Alive. Whole enough. Ready in ways you didn’t even know you were becoming.
And now the question isn’t:
“How do I survive this?”
It slowly becomes:
“What do I do with this life I’ve fought for?”
Healing isn’t just about bleeding less.
It’s about living more.
But here’s the part no one warns you about:
It takes time to trust that this is really your life now.
It takes time for your nervous system to unclench.
It takes time to stop waiting for the floor to drop out from under you.
When you’ve spent years being the strong one, the steady one, the one who held everything together while your own heart was breaking…

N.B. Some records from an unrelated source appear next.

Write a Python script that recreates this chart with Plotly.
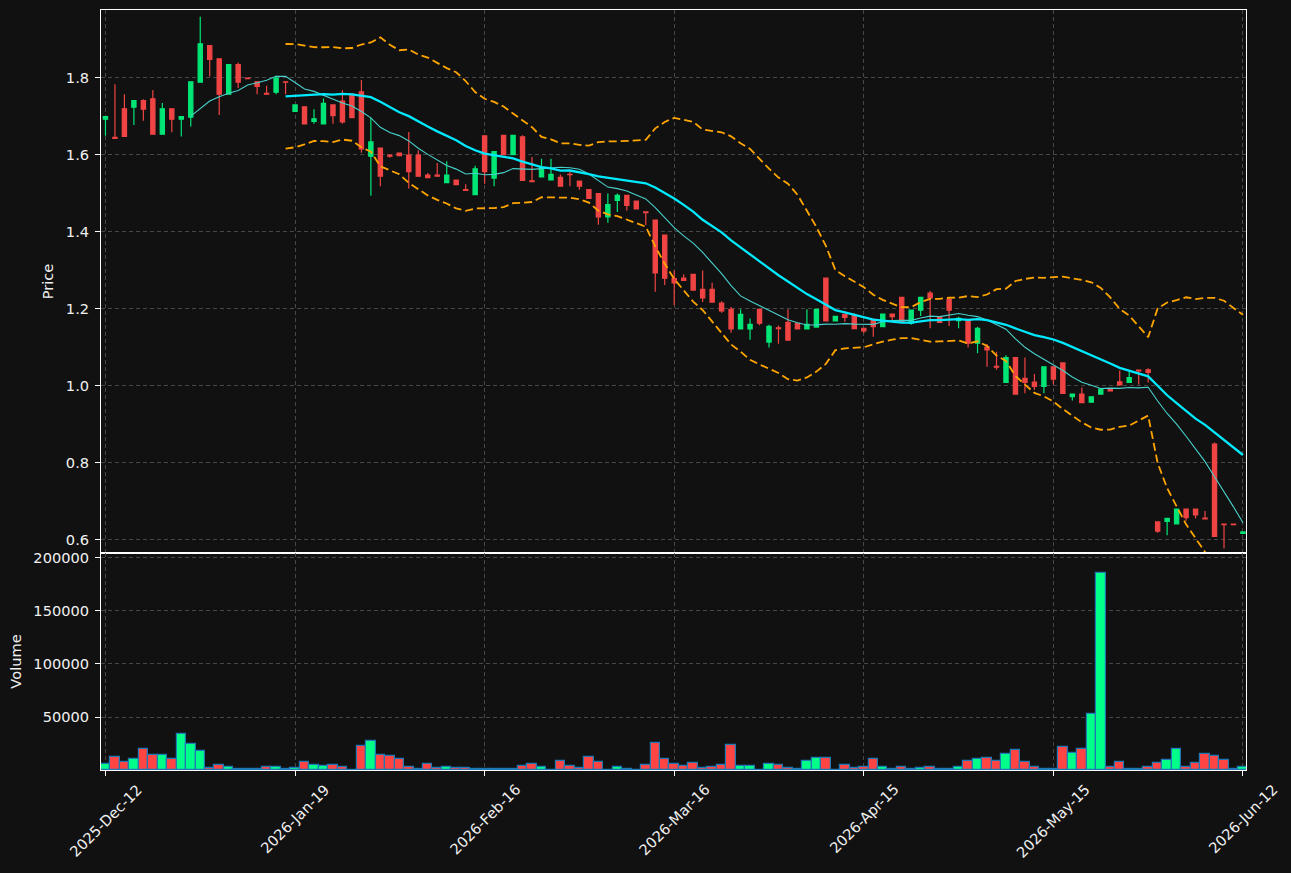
import plotly.graph_objects as go
import pandas as pd
import numpy as np

# ---- data ----
opens = [1.693,1.646,1.720,1.724,1.741,1.746,1.654,1.720,1.693,1.698,
         1.789,1.884,1.850,1.758,1.835,1.800,1.790,1.760,1.763,1.790,
         1.713,1.725,1.687,1.681,1.730,1.740,1.758,1.764,1.597,1.618,
         1.600,1.605,1.600,1.600,1.548,1.548,1.528,1.535,1.510,1.497,
         1.650,1.540,1.651,1.601,1.647,1.533,1.543,1.535,1.542,1.550,
         1.532,1.510,1.500,1.439,1.482,1.495,1.480,1.452,1.431,1.392,
         1.279,1.280,1.290,1.251,1.251,1.215,1.199,1.148,1.148,1.199,
         1.114,1.151,1.165,1.163,1.148,1.153,1.280,1.169,1.186,1.185,
         1.150,1.173,1.154,1.187,1.230,1.163,1.197,1.241,1.180,1.225,
         1.170,1.171,1.111,1.101,1.051,1.009,1.074,1.020,1.010,0.999,
         1.050,1.060,0.972,0.979,0.958,0.979,0.991,1.011,1.009,1.041,
         1.042,0.647,0.648,0.642,0.680,0.680,0.657,0.849,0.641,0.641,
         0.617]
highs = [1.700,1.784,1.758,1.741,1.745,1.769,1.735,1.720,1.700,1.790,
         1.959,1.884,1.850,1.835,1.840,1.800,1.790,1.780,1.806,1.790,
         1.730,1.725,1.719,1.747,1.730,1.768,1.758,1.795,1.697,1.618,
         1.600,1.605,1.660,1.612,1.553,1.579,1.584,1.535,1.524,1.572,
         1.650,1.609,1.651,1.651,1.651,1.595,1.590,1.590,1.549,1.558,
         1.532,1.510,1.500,1.500,1.500,1.495,1.480,1.452,1.431,1.392,
         1.300,1.290,1.290,1.300,1.268,1.220,1.205,1.199,1.175,1.199,
         1.159,1.157,1.199,1.163,1.199,1.199,1.280,1.181,1.186,1.189,
         1.150,1.173,1.187,1.187,1.230,1.197,1.230,1.247,1.180,1.225,
         1.180,1.171,1.154,1.109,1.089,1.080,1.074,1.074,1.031,1.050,
         1.050,1.060,0.979,0.996,0.972,0.992,0.991,1.040,1.040,1.041,
         1.046,0.647,0.656,0.680,0.680,0.680,0.675,0.853,0.641,0.641,
         0.621]
lows = [1.650,1.643,1.647,1.678,1.689,1.654,1.654,1.659,1.648,1.674,
        1.789,1.804,1.704,1.758,1.774,1.798,1.758,1.758,1.758,1.758,
        1.713,1.681,1.681,1.681,1.681,1.681,1.697,1.606,1.494,1.519,
        1.593,1.598,1.513,1.545,1.541,1.545,1.528,1.523,1.508,1.497,
        1.525,1.519,1.601,1.601,1.534,1.531,1.543,1.535,1.519,1.519,
        1.510,1.487,1.419,1.424,1.452,1.456,1.460,1.418,1.245,1.262,
        1.210,1.273,1.249,1.218,1.218,1.190,1.138,1.148,1.120,1.158,
        1.100,1.110,1.119,1.148,1.148,1.153,1.169,1.169,1.166,1.148,
        1.137,1.128,1.154,1.171,1.167,1.159,1.182,1.150,1.165,1.156,
        1.150,1.100,1.085,1.050,1.042,1.009,0.979,0.981,0.990,0.981,
        1.004,0.981,0.962,0.957,0.958,0.979,0.987,1.003,1.009,1.004,
        1.009,0.619,0.612,0.642,0.650,0.656,0.655,0.609,0.578,0.640,
        0.617]
closes = [1.700,1.643,1.648,1.741,1.719,1.654,1.720,1.693,1.700,1.790,
          1.889,1.848,1.758,1.835,1.789,1.798,1.778,1.758,1.800,1.789,
          1.730,1.681,1.694,1.734,1.702,1.686,1.697,1.616,1.634,1.545,
          1.597,1.598,1.557,1.545,1.541,1.545,1.548,1.523,1.508,1.564,
          1.557,1.609,1.601,1.651,1.534,1.531,1.567,1.550,1.519,1.549,
          1.519,1.487,1.439,1.471,1.495,1.469,1.460,1.450,1.294,1.280,
          1.268,1.274,1.249,1.229,1.218,1.195,1.148,1.186,1.160,1.163,
          1.155,1.149,1.119,1.148,1.160,1.199,1.169,1.181,1.178,1.149,
          1.143,1.154,1.187,1.180,1.167,1.197,1.230,1.229,1.165,1.197,
          1.176,1.111,1.150,1.094,1.049,1.074,0.979,1.009,0.999,1.050,
          1.018,0.981,0.979,0.957,0.972,0.992,0.987,1.003,1.022,1.039,
          1.035,0.623,0.656,0.680,0.658,0.665,0.655,0.609,0.640,0.640,
          0.621]
volumes = [5350,11950,7230,10060,19500,13840,13840,10060,33650,24220,
           17610,1570,4400,2520,800,800,800,2500,2500,800,
           1500,7230,4400,3460,4400,2500,300,22330,27050,13840,
           12900,10060,2500,600,5350,1570,2500,1570,1570,600,
           1200,900,900,900,3460,5350,2500,300,8180,3460,
           1570,11950,7230,300,2500,600,300,4400,25160,10060,
           5350,3460,6290,1570,2500,4400,23270,3460,3460,300,
           5350,4400,1570,600,8180,11000,11000,300,4400,1570,
           3300,10060,3145,600,3145,600,1570,3145,600,600,
           3145,8180,10060,11000,8180,14780,18560,7230,3145,600,
           600,21390,15730,19500,52520,185550,2500,7230,600,600,
           2500,6290,9120,19500,2500,6290,14780,12900,9120,1260,
           2500]
tick_positions = [0, 20, 40, 60, 80, 100, 120]
tick_labels = ["2025-Dec-12", "2026-Jan-19", "2026-Feb-16", "2026-Mar-16",
               "2026-Apr-15", "2026-May-15", "2026-Jun-12"]
price_ticks = [0.6, 0.8, 1.0, 1.2, 1.4, 1.6, 1.8]
volume_ticks = [50000, 100000, 150000, 200000]

# ---- derived indicators ----
n = len(closes)
idx = list(range(n))
cs = pd.Series(closes)
ma10 = cs.rolling(10).mean()
ma20 = cs.rolling(20).mean()
sd20 = cs.rolling(20).std()
bb_up = ma20 + 2 * sd20
bb_lo = ma20 - 2 * sd20

UP = "#00e676"
DOWN = "#f04444"
vol_colors = ["#00ff88" if c >= o else "#ff4444" for o, c in zip(opens, closes)]

GRID = "rgba(85,85,85,0.8)"
FONT = dict(family="DejaVu Sans", size=14.6, color="#f0f0f0")

fig = go.Figure()
fig.add_trace(go.Candlestick(
    x=idx, open=opens, high=highs, low=lows, close=closes,
    increasing=dict(line=dict(color=UP, width=1.2), fillcolor=UP),
    decreasing=dict(line=dict(color=DOWN, width=1.2), fillcolor=DOWN),
    showlegend=False, xaxis="x", yaxis="y"))
fig.add_trace(go.Scatter(x=idx, y=bb_up, mode="lines",
                         line=dict(color="#ffa500", width=1.8, dash="8px,4px"),
                         showlegend=False, xaxis="x", yaxis="y"))
fig.add_trace(go.Scatter(x=idx, y=bb_lo, mode="lines",
                         line=dict(color="#ffa500", width=1.8, dash="8px,4px"),
                         showlegend=False, xaxis="x", yaxis="y"))
fig.add_trace(go.Scatter(x=idx, y=ma10, mode="lines",
                         line=dict(color="#48d1cc", width=1.1),
                         showlegend=False, xaxis="x", yaxis="y"))
fig.add_trace(go.Scatter(x=idx, y=ma20, mode="lines",
                         line=dict(color="#00eaff", width=2.3),
                         showlegend=False, xaxis="x", yaxis="y"))
fig.add_trace(go.Bar(x=idx, y=volumes, width=1.0,
                     marker=dict(color=vol_colors, line=dict(color="#1f77b4", width=1.2)),
                     showlegend=False, xaxis="x2", yaxis="y2"))

split = (770 - 553) / (770 - 10)
xrange_ = [-0.47, 120.32]

common_x = dict(range=xrange_, tickvals=tick_positions, showgrid=True,
                gridcolor=GRID, griddash="4px,3px", gridwidth=1, zeroline=False,
                showline=True, linecolor="white", linewidth=1, mirror=True,
                automargin=False)
common_y = dict(showgrid=True, gridcolor=GRID, griddash="4px,3px", gridwidth=1,
                zeroline=False, showline=True, linecolor="white", linewidth=1,
                mirror=True, ticks="outside", ticklen=5, tickcolor="white",
                tickfont=FONT, ticklabelstandoff=3, automargin=False)

annotations = [
    dict(x=p, y=0, xref="x2", yref="paper", text=t, showarrow=False,
         textangle=-45, xanchor="center", yanchor="top", yshift=-8,
         font=FONT)
    for p, t in zip(tick_positions, tick_labels)
]

fig.update_layout(
    width=1291, height=873,
    margin=dict(l=101, r=45, t=10, b=103, autoexpand=False),
    paper_bgcolor="#111111", plot_bgcolor="#111111",
    font=FONT, boxgap=0.36, bargap=0,
    annotations=annotations,
    xaxis=dict(domain=[0, 1], anchor="y", showticklabels=False, ticks="",
               rangeslider=dict(visible=False), **common_x),
    xaxis2=dict(domain=[0, 1], anchor="y2", matches="x", showticklabels=False,
                ticks="outside", ticklen=5, tickcolor="white", **common_x),
    yaxis=dict(domain=[split, 1], range=[0.5662, 1.9766], tickvals=price_ticks,
               ticktext=[f"{v:.1f}" for v in price_ticks],
               title=dict(text="Price", font=FONT, standoff=8), **common_y),
    yaxis2=dict(domain=[0, split], range=[0, 204700], tickvals=volume_ticks,
                ticktext=[str(v) for v in volume_ticks],
                title=dict(text="Volume", font=FONT, standoff=8), **common_y),
)

fig.write_html("out.html")
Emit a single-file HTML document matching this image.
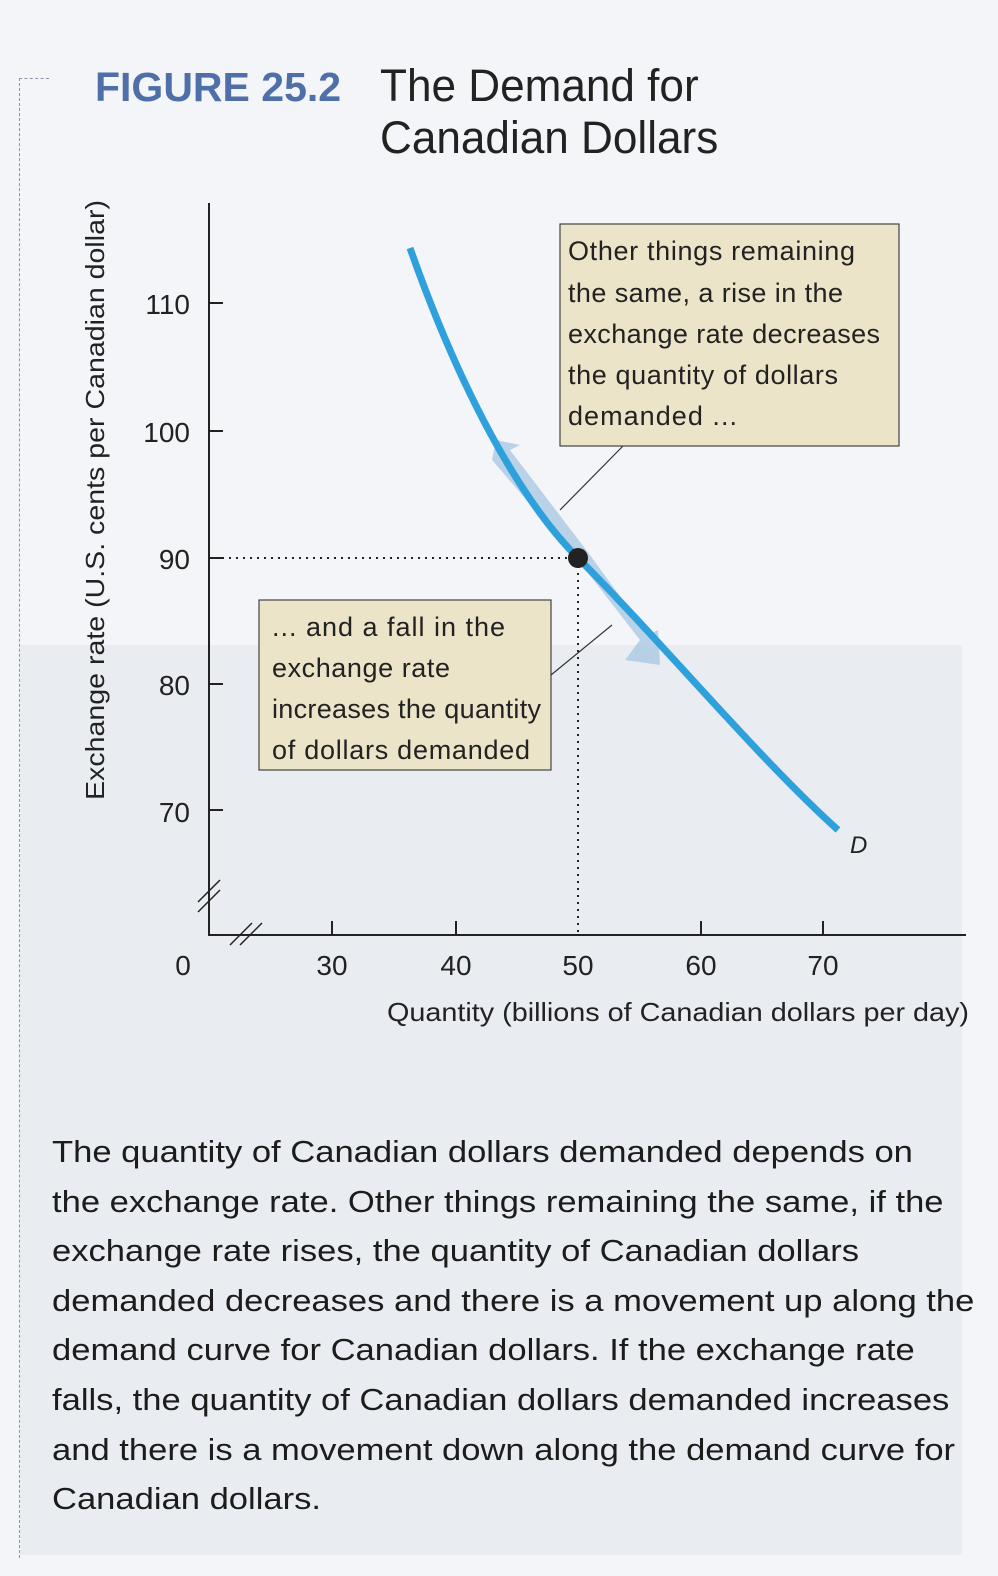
<!DOCTYPE html>
<html><head><meta charset="utf-8"><style>
html,body{margin:0;padding:0;}
body{width:998px;height:1576px;background:#f3f5f8;position:relative;overflow:hidden;font-family:"Liberation Sans","DejaVu Sans",sans-serif;color:#1e1e1e;}
.abs{position:absolute;white-space:nowrap;}
.body{position:absolute;left:52px;top:1127px;font-size:31px;line-height:49.6px;color:#1c1c1c;white-space:nowrap;transform:scaleX(1.115);transform-origin:left top;}
</style></head><body>
<div class="abs" style="left:20px;top:645px;width:942px;height:910px;background:#e9edf1;"></div>
<div class="abs" style="left:19px;top:78px;width:0;height:1480px;border-left:1px dashed #8a93a8;"></div>
<div class="abs" style="left:19px;top:78px;width:30px;height:0;border-top:1px dashed #8a93a8;"></div>
<div class="abs" style="left:95px;top:64px;font-size:41px;font-weight:bold;color:#4e6fa8;transform:scaleX(1.0);transform-origin:left;">FIGURE 25.2</div>
<div class="abs" style="left:380px;top:60px;font-size:45px;line-height:52px;color:#222;transform:scaleX(0.98);transform-origin:left;">The Demand for<br>Canadian Dollars</div>

<svg class="abs" style="left:0;top:0" width="998" height="1576">
<g stroke="#222" stroke-width="2" fill="none">
<path d="M209,203 V935 H966"/>
<path d="M209,303 h14 M209,431 h14 M209,558 h14 M209,684 h14 M209,810 h14"/>
<path d="M332,935 v-14 M456,935 v-14 M701,935 v-14 M823,935 v-14"/>
<path d="M198,912 l22,-22 M198,902 l22,-22" stroke-width="1.5"/>
<path d="M230,945 l22,-22 M240,945 l22,-22" stroke-width="1.5"/>
</g>
<g stroke="#222" stroke-width="2" stroke-dasharray="2,5" fill="none">
<path d="M215,558 H578 V935"/>
</g>
<path d="M492,460 L578,560 L640,640 L625,660 L660,665 L658,630 L648,635 L590,555 L510,450 L520,445 L496,440 Z" fill="#9fc3e0" opacity="0.7"/>
<path d="M410,248 C460,390 520,500 578,558 C660,640 760,760 838,830" stroke="#2ea0dc" stroke-width="7" fill="none"/>
<circle cx="578" cy="558" r="10" fill="#222"/>
<rect x="560" y="224" width="339" height="222" fill="#ece4c8" stroke="#444" stroke-width="1.2"/>
<rect x="259" y="600" width="292" height="170" fill="#ece4c8" stroke="#444" stroke-width="1.2"/>
<path d="M623,446 L560,510 M551,675 L612,625" stroke="#333" stroke-width="1.2"/>
<text x="850" y="853" font-size="24" font-style="italic" fill="#222" font-family="Liberation Sans, sans-serif">D</text>
<g font-size="28" fill="#222" font-family="Liberation Sans, sans-serif" text-anchor="end">
<text x="190" y="314">110</text><text x="190" y="442">100</text><text x="190" y="569">90</text><text x="190" y="695">80</text><text x="190" y="822">70</text>
</g>
<g font-size="28" fill="#222" font-family="Liberation Sans, sans-serif" text-anchor="middle">
<text x="183" y="975">0</text><text x="332" y="975">30</text><text x="456" y="975">40</text><text x="578" y="975">50</text><text x="701" y="975">60</text><text x="823" y="975">70</text>
</g>
<text x="387" y="1021" font-size="26" fill="#222" font-family="Liberation Sans, sans-serif" textLength="582" lengthAdjust="spacingAndGlyphs">Quantity (billions of Canadian dollars per day)</text>
<text transform="translate(104,800) rotate(-90)" font-size="26" fill="#222" font-family="Liberation Sans, sans-serif" textLength="600" lengthAdjust="spacingAndGlyphs">Exchange rate (U.S. cents per Canadian dollar)</text>
<g font-size="27" fill="#222" font-family="Liberation Sans, sans-serif" lengthAdjust="spacingAndGlyphs">
<text x="568" y="260" textLength="287">Other things remaining</text>
<text x="568" y="302" textLength="275">the same, a rise in the</text>
<text x="568" y="343" textLength="312">exchange rate decreases</text>
<text x="568" y="384" textLength="270">the quantity of dollars</text>
<text x="568" y="425" textLength="169">demanded ...</text>
<text x="272" y="636" textLength="233">... and a fall in the</text>
<text x="272" y="677" textLength="178">exchange rate</text>
<text x="272" y="718" textLength="269">increases the quantity</text>
<text x="272" y="759" textLength="258">of dollars demanded</text>
</g>
</svg>
<div class="body">The quantity of Canadian dollars demanded depends on<br>the exchange rate. Other things remaining the same, if the<br>exchange rate rises, the quantity of Canadian dollars<br>demanded decreases and there is a movement up along the<br>demand curve for Canadian dollars. If the exchange rate<br>falls, the quantity of Canadian dollars demanded increases<br>and there is a movement down along the demand curve for<br>Canadian dollars.</div>
</body></html>
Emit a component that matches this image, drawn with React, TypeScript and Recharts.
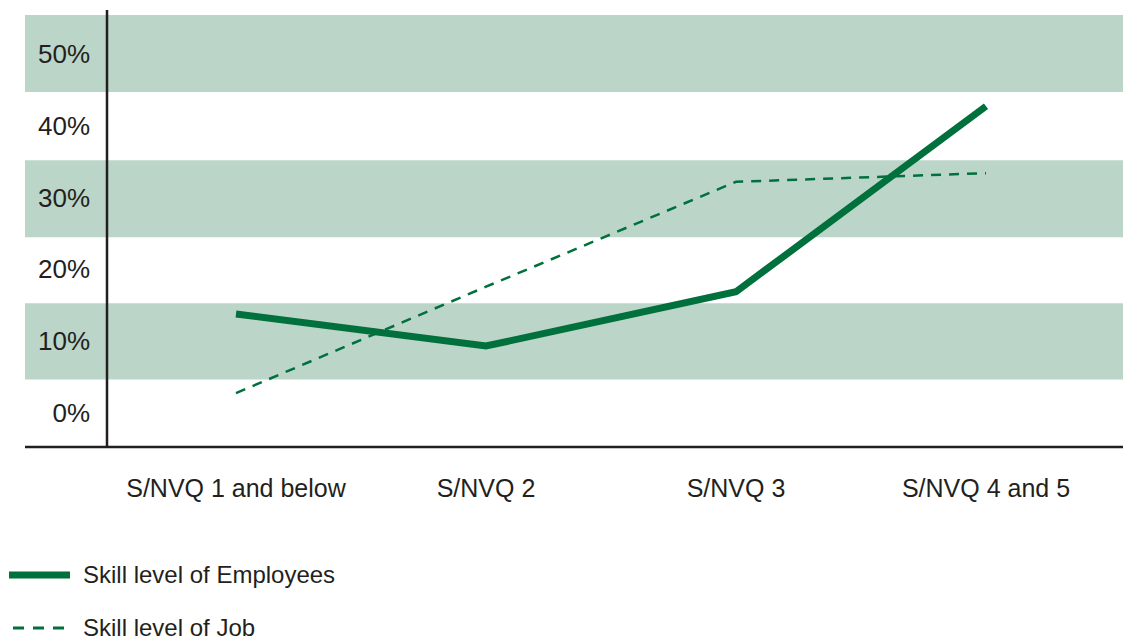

your body doesn’t just relax because things are finally safer. The guard you built kept you alive, and it doesn’t disappear overnight.
So relearning to live means giving yourself patience while your nervous system learns a new rhythm.
It means letting rest feel safe.
Letting goodness stay.
Letting yourself believe you’re worthy of a life that doesn’t constantly hurt or rush or stress or bring anxiety.
It’s continuing to believe you deserve goodness.
How to feel joy without apology.
How to slow down without panic.
How to choose something simply because it delights you; not because it’s productive, not because it earns love, not because it proves anything…
but because it feels like life.
It’s letting sunlight hit your face and not rushing back into the shadows.
It’s making plans for a future and not assuming it will burn down.
It’s letting your heart expand without demanding constant justification.
Relearning to live is messy and holy and disorienting. You’ve been on high alert for so long that peace can feel suspicious. Happiness can feel unrealistic.
Calm can feel like you must be missing something important.
But you aren’t missing anything. You’re just finally allowed to be here.
So I am practicing the art of living:
Eating slow meals.
Letting people matter.
Letting myself matter.
Letting delight count as important.
Letting softness exist without apology.
Surrounding myself with peace and beauty, joy and love.
Slowly unraveling my knotted nervous system… letting it trust in this new life.
This part of the story isn’t loud. It isn’t dramatic. It’s just deeply, profoundly human.
And for the first time in a long time… I don’t just want to exist.
I want to live.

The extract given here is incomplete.